Fredrik Sjöberg
L’arte di collezionare mosche
Traduzione dallo svedese di Fulvio Ferrari
Iperborea, 2015, pp. 224, € 16,00
Quando si finisce di leggere L’arte di collezionare mosche, di Fredrik Sjöberg, scrittore, entomologo, collezionista e giornalista culturale svedese, si è tentati di guardare con attenzione diversa la mosca comune che è entrata dalla finestra. Ma in realtà è questione solo di un attimo, poi, o la rispediamo fuori, o cerchiamo di eliminarla. Invece c’è chi le studia, le mosche, e ne fa collezioni importanti, tante sono le varietà che si distinguono per caratteristiche diverse. Insetti interessanti agli occhi di questo collezionista e scrittore che, dopo gli studi di biologia e tanti viaggi, da più di trent’anni vive con la famiglia in un’isoletta a pochi chilometri da Stoccolma, un vero paradiso dove continua la sua caccia ed i suoi appostamenti. «Sulla terra» scrive «esistono milioni e milioni di specie di insetti. Di queste, centinaia di migliaia appartengono al multiforme ordine delle mosche, i ditteri. Mosche domestiche, emididi, mosche predatrici, sirfidi, conopidi, mosche soldato, acroceridi, ulididae, moscerini della frutta, mosche della carne, calliforidi, mosche cavalline, foridi, efidridi, ippoboscidi, mosche gialle, cenomie… E se ne scoprono sempre di nuove». Lui si interessa esclusivamente alle sirfidi, di cui gli scienziati conoscono un po’ più di cinquemila specie, 368 scoperte finora in Svezia. Perché proprio le sirfidi? «Perché sono bestiole miti, facili da collezionare e che si presentano sotto molti travestimenti. A volte non sembrano neanche mosche».

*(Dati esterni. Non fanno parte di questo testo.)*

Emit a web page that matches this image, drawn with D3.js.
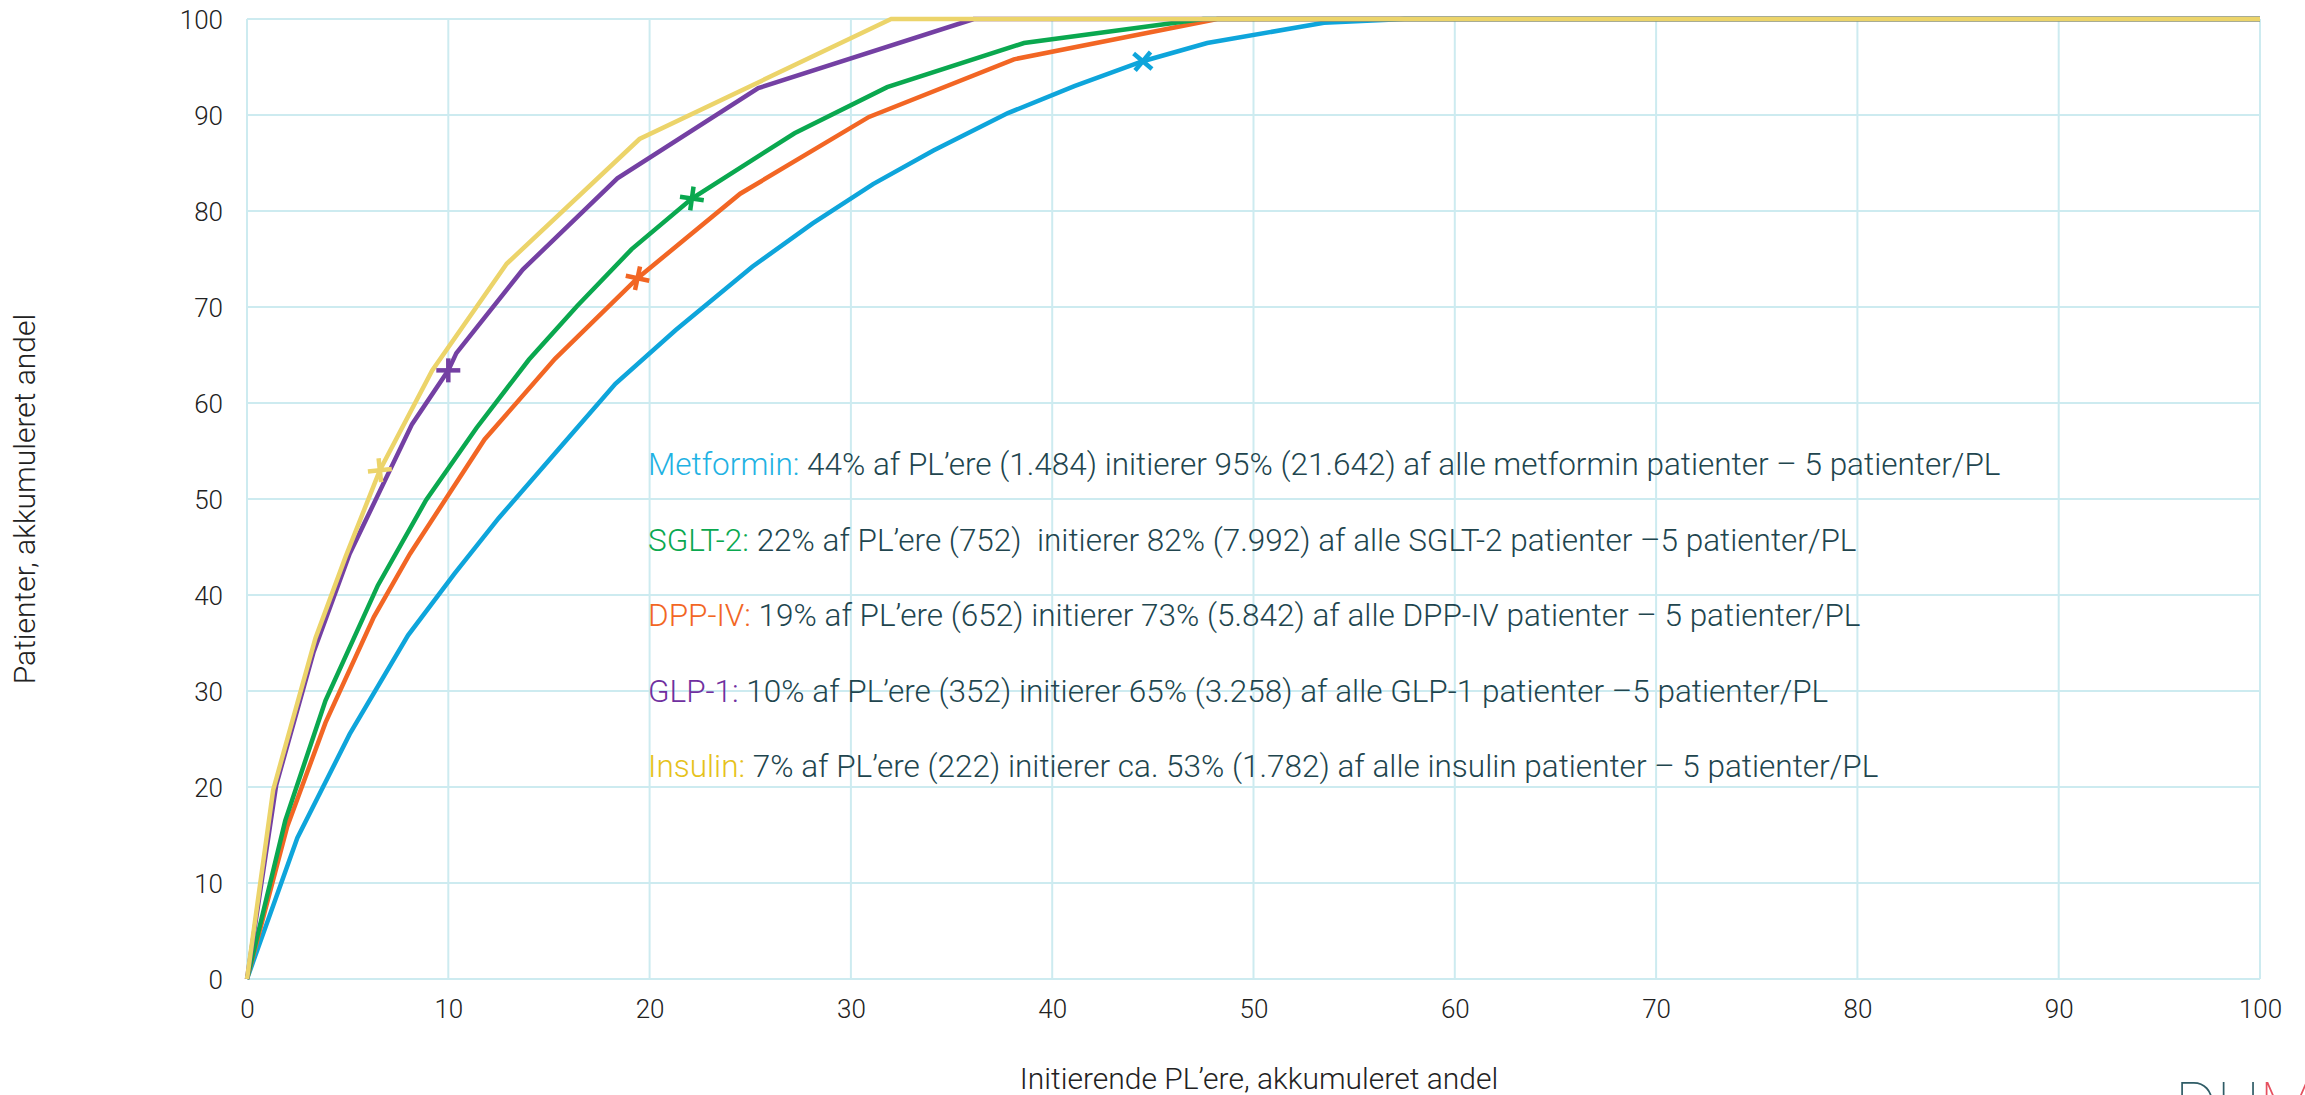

Sjöberg racconta con lieve autorironia e conosce la misura giusta per ironizzare sugli altri. Definisce bottonologi coloro che si dedicano alla scienza del futile: «bottonologia si chiama la scienza del futile, un termine irriverente ma corretto. L’uomo che amava le isole -con riferimento all’omonimo libro di Lawrence- è essenzialmente, in quanto collezionista, un tipico bottonologo. Stila cataloghi». Ricorda comunque che è stato August Strindberg a coniare questo termine, quando era infuriato e voleva esprimere un’ingiuria.
Lui spiega che ci sono varie ragioni per cui si può fare questo tipo di collezionismo, prima di tutto si fa per il piacere, poi esistono ragioni scientifiche e di politica ambientale, perché lo sfruttamento e la distruzione dell’ambiente provocano effetti devastanti anche sul più piccolo insetto, terzo motivo è la solitudine, che induce ad inventare ragioni che altri forse non capiscono.
Il libro ci porta attraverso le sue esperienze personali, narrate sempre con leggerezza – quasi volesse non prendersi sul serio mentre parla di un’attività che lo appassiona, ma che altri potrebbero non apprezzare – e si apre su notizie e fatti di altri ricercatori, collezionisti, viaggiatori e molti scrittori. In modo particolare compare la figura di René Malaise, entomologo, esploratore e collezionista, che si intreccia da cima a fondo con i fatti narrati e la vita di Sjöberg. A Malaise è dovuta l’invenzione di una speciale trappola per mosche che porta il suo nome.
Nel silenzio dell’isola, in attesa della sirfide di turno, Sjöberg vive in splendida unione con la natura incontaminata e ne vede le meraviglie in ogni stagione: «L’aquila di mare, grande come lo striscione di un corteo, sorvola la superficie ghiacciata dell’acqua fuori dalla mia finestra e ogni tanto, al crepuscolo, i crocieri fanno cadere sul terrazzo le pigne del pino nell’angolo che ogni autunno mi riprometto di tagliare per avere più luce. I corvi spiano dalla cima dell’antenna al di là del villaggio, che risale a tempi immemorabili. Nient’altro. Vento del nord e vento dell’est». E le notti d’estate sono così belle, quando tutto è perfetto, la luce, il caldo, i profumi, la foschia, il canto degli uccelli… le farfalle, che nessuno può dormire.
Se la solitudine è la prima cosa a cui l’entomologo deve essere pronto, Sjöberg ha scelto una solitudine che trabocca di meraviglie. E ce la racconta.